── Data block ──

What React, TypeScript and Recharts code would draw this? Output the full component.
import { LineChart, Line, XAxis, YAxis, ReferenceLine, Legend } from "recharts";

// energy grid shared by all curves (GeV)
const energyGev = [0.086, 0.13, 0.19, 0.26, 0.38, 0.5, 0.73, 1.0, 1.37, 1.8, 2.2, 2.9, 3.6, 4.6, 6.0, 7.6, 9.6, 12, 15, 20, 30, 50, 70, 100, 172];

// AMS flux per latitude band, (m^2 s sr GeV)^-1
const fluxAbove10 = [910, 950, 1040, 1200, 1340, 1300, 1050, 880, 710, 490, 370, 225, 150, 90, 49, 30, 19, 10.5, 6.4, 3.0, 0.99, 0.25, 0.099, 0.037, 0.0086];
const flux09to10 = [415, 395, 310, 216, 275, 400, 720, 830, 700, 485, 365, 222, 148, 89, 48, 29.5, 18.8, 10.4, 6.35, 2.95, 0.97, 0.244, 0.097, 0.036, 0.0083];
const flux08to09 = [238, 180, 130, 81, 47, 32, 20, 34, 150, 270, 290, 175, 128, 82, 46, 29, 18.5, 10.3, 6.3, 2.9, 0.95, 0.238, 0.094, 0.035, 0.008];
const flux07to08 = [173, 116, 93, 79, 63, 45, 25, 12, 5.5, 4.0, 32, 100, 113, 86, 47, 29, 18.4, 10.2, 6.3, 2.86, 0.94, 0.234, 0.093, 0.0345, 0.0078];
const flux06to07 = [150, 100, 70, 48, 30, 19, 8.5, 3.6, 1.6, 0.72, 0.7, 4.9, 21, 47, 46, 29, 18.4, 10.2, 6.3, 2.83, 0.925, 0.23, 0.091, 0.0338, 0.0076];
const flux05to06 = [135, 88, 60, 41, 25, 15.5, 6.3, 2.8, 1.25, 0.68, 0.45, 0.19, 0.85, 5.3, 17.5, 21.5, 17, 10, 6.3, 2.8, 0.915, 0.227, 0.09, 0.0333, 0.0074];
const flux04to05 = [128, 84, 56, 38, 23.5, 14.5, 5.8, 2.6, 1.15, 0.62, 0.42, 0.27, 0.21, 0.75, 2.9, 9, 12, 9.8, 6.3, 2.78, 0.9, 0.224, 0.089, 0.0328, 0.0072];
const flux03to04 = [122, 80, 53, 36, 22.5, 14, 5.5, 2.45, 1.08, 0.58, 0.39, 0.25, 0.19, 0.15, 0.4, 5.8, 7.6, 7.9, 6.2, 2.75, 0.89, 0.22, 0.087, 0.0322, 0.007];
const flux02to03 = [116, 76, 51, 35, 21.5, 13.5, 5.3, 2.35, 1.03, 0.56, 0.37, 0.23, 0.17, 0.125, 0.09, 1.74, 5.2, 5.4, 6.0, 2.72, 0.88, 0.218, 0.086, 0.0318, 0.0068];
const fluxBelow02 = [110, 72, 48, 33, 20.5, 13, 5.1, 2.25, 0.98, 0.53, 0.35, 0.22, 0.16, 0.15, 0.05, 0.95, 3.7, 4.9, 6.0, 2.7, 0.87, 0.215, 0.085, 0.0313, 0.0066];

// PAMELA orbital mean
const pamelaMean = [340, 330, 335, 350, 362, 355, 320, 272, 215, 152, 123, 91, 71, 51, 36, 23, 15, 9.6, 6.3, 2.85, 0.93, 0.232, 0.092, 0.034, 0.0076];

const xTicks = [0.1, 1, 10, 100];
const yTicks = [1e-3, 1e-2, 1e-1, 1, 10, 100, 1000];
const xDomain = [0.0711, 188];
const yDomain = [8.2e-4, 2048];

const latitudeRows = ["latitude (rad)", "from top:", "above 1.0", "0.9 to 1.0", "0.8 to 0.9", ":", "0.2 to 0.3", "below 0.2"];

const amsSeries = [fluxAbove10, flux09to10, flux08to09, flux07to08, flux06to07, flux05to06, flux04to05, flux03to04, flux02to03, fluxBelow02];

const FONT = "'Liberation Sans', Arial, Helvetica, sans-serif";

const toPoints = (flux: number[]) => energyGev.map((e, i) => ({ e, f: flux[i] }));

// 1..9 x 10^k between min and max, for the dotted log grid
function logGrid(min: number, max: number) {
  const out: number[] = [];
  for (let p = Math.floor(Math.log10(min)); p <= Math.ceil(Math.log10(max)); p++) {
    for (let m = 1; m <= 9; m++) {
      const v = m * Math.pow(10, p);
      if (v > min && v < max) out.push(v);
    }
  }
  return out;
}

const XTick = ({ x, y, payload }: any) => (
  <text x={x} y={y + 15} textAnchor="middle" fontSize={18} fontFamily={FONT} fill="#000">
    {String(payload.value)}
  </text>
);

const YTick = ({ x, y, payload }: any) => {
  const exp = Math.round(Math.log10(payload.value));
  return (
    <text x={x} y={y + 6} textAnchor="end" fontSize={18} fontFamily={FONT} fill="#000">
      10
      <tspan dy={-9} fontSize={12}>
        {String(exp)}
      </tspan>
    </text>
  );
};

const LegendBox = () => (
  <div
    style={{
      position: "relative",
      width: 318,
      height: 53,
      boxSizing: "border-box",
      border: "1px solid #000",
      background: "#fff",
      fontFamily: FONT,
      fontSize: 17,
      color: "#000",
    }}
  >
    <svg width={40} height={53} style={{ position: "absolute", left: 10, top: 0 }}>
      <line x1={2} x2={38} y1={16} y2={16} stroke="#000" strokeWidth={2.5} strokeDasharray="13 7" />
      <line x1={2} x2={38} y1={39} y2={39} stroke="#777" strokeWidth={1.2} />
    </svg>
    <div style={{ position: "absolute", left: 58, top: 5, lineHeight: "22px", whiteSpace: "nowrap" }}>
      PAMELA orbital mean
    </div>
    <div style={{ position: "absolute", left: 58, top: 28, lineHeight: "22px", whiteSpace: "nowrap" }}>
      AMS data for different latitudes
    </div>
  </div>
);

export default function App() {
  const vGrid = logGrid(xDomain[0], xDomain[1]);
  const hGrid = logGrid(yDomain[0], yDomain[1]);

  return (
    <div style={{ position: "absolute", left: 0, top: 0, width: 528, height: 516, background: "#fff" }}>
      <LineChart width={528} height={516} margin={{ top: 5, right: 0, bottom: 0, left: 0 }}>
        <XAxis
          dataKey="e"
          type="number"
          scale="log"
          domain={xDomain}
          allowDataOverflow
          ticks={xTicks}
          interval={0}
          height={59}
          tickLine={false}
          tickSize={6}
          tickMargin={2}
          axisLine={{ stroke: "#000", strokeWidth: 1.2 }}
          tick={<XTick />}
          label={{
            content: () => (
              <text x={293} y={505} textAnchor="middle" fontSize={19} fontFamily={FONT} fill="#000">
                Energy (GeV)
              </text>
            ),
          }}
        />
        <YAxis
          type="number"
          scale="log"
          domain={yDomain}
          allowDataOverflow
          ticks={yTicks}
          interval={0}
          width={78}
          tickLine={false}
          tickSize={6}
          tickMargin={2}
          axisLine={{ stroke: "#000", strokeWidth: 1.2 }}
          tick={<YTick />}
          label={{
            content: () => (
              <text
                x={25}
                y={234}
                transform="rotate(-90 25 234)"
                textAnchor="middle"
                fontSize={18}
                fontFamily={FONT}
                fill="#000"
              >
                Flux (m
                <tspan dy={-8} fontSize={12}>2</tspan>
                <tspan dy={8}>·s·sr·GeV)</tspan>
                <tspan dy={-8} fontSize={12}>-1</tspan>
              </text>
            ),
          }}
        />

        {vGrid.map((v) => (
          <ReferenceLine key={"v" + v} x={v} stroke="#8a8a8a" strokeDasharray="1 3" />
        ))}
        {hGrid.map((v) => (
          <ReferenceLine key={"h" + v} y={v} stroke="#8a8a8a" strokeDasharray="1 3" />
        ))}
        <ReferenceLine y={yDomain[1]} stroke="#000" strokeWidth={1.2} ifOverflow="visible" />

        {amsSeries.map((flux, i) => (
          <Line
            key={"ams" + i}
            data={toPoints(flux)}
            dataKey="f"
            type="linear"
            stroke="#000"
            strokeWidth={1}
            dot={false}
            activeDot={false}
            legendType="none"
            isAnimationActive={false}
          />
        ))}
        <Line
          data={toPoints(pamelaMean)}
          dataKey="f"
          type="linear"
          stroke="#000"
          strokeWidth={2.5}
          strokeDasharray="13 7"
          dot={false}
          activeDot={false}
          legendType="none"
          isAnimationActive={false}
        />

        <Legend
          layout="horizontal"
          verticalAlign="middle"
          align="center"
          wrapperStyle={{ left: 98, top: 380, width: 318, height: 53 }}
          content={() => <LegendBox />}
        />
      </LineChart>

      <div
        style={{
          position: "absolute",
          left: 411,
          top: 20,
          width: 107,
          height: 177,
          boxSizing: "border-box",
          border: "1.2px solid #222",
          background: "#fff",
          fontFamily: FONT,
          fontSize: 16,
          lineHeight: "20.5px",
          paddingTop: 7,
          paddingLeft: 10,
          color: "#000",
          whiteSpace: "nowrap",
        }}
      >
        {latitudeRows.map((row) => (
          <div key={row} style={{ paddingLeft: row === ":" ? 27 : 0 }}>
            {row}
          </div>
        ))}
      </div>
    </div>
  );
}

───

Everything from the first line of the material through the line containing "70, 100, 172];" is to be printed exactly; lines after that are to be left out.

What React, TypeScript and Recharts code would draw this? Output the full component.
import { LineChart, Line, XAxis, YAxis, ReferenceLine, Legend } from "recharts";

// energy grid shared by all curves (GeV)
const energyGev = [0.086, 0.13, 0.19, 0.26, 0.38, 0.5, 0.73, 1.0, 1.37, 1.8, 2.2, 2.9, 3.6, 4.6, 6.0, 7.6, 9.6, 12, 15, 20, 30, 50, 70, 100, 172];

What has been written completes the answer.